_GIVEN MATERIAL_

--- Start ---

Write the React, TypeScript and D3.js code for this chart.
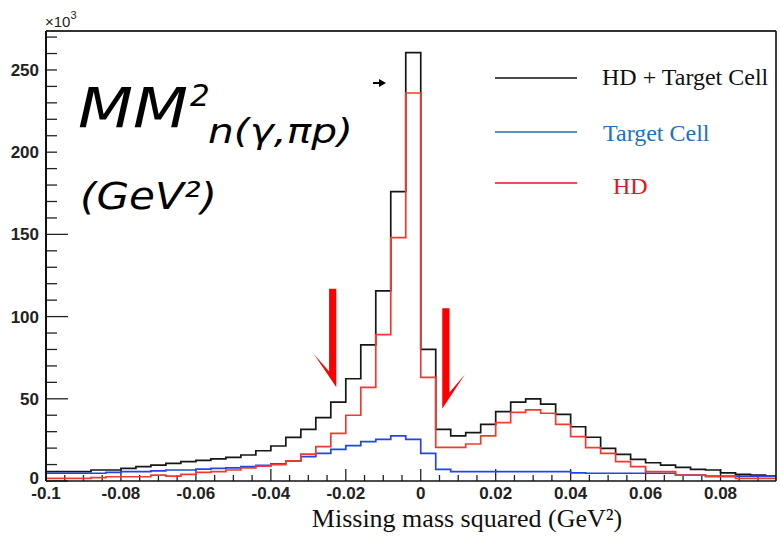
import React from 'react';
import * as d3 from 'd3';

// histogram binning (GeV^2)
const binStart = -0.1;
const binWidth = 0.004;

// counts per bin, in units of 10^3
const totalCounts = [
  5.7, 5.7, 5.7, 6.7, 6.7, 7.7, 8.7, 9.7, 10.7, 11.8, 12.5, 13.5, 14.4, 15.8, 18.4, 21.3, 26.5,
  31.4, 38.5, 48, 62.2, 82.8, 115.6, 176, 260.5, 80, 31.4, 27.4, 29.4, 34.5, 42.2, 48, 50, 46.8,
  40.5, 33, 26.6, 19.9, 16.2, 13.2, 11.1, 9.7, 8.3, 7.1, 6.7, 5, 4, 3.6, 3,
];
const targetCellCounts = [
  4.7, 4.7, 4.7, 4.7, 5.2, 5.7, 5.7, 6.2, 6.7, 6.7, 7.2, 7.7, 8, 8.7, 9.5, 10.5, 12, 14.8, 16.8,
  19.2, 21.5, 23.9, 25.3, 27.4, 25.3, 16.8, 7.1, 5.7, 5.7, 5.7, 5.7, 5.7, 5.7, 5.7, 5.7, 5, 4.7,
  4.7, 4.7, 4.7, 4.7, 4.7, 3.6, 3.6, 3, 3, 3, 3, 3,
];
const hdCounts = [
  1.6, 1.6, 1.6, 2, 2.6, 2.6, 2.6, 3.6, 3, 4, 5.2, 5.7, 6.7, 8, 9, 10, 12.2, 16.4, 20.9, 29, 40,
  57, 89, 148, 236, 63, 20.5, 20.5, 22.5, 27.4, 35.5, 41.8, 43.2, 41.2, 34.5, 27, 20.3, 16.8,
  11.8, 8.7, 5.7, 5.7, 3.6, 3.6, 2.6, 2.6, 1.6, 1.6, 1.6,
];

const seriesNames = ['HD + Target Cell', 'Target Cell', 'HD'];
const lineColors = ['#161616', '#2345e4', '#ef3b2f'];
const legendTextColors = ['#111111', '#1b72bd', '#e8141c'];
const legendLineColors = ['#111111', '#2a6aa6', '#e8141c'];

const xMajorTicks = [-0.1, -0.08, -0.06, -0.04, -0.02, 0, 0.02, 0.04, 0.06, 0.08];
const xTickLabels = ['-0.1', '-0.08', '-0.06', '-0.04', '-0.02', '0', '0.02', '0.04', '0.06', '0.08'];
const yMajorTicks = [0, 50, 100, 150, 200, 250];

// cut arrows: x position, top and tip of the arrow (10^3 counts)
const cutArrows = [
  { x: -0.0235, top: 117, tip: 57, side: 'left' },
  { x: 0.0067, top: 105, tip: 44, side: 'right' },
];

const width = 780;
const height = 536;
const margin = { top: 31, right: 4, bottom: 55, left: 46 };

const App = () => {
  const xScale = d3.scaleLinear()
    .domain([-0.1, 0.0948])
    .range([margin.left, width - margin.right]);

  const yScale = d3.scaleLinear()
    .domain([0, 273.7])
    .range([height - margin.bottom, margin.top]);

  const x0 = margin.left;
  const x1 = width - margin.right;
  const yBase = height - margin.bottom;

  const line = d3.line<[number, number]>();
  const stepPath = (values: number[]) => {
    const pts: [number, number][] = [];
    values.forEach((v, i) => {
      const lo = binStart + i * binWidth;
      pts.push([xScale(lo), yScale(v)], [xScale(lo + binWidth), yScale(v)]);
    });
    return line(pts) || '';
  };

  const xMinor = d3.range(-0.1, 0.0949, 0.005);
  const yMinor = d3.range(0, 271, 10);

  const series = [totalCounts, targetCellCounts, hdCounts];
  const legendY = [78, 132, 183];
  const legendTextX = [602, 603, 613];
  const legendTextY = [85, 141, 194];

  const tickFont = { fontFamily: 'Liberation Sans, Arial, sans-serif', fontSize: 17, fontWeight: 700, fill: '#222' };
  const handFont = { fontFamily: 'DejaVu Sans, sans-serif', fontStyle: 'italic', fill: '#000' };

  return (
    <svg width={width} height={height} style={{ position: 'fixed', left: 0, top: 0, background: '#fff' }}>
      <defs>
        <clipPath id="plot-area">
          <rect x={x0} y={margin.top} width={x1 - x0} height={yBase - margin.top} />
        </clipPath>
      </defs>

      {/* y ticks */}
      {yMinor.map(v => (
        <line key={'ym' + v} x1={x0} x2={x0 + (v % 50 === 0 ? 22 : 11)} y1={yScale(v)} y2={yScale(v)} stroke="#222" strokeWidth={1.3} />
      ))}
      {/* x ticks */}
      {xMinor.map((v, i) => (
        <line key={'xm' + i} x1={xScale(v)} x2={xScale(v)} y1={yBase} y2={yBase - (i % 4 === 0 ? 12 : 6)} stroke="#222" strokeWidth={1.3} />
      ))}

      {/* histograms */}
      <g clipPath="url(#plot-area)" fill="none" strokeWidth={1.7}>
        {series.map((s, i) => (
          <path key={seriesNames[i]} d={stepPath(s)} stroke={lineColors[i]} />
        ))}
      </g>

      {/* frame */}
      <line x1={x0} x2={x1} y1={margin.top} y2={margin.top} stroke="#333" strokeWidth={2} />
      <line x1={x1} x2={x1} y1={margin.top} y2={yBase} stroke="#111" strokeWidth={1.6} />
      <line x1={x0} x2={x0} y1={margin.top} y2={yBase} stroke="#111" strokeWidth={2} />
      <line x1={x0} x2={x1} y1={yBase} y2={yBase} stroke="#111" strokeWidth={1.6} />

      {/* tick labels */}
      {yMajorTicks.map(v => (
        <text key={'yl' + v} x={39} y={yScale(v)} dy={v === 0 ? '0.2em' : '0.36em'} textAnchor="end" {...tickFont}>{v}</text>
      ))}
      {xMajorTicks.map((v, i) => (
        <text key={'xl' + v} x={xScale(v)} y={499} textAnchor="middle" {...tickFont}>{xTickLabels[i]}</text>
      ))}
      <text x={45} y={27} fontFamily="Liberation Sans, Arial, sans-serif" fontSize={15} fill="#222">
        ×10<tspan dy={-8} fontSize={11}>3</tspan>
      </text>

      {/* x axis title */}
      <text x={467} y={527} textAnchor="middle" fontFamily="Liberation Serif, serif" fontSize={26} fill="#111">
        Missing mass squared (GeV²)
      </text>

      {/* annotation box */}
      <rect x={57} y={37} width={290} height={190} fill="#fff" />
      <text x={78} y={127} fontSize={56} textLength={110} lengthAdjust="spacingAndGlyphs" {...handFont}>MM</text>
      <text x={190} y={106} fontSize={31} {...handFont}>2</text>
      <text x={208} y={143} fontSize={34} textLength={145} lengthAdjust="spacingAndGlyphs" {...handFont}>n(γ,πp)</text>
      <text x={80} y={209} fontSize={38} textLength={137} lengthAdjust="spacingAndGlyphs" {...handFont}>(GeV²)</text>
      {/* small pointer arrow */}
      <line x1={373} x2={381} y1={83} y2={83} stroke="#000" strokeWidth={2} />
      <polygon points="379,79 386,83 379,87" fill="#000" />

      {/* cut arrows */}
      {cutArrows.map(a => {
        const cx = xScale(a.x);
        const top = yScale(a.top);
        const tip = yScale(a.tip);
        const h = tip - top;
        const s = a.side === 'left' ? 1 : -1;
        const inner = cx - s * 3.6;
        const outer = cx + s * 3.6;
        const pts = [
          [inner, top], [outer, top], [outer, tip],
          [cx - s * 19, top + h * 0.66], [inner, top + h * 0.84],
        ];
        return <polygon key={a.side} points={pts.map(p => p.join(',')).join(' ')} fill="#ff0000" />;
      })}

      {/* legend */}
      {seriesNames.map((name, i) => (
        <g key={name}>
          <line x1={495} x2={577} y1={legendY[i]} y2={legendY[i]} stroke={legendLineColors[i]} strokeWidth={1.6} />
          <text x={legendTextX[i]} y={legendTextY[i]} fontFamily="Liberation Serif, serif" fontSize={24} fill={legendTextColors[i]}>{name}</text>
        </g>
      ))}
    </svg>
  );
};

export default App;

--- End ---

Reproduce the data above word for word from its first line through the line that holds "const binWidth = 0.004;", both ends included; skip pictures.

Write the React, TypeScript and D3.js code for this chart.
import React from 'react';
import * as d3 from 'd3';

// histogram binning (GeV^2)
const binStart = -0.1;
const binWidth = 0.004;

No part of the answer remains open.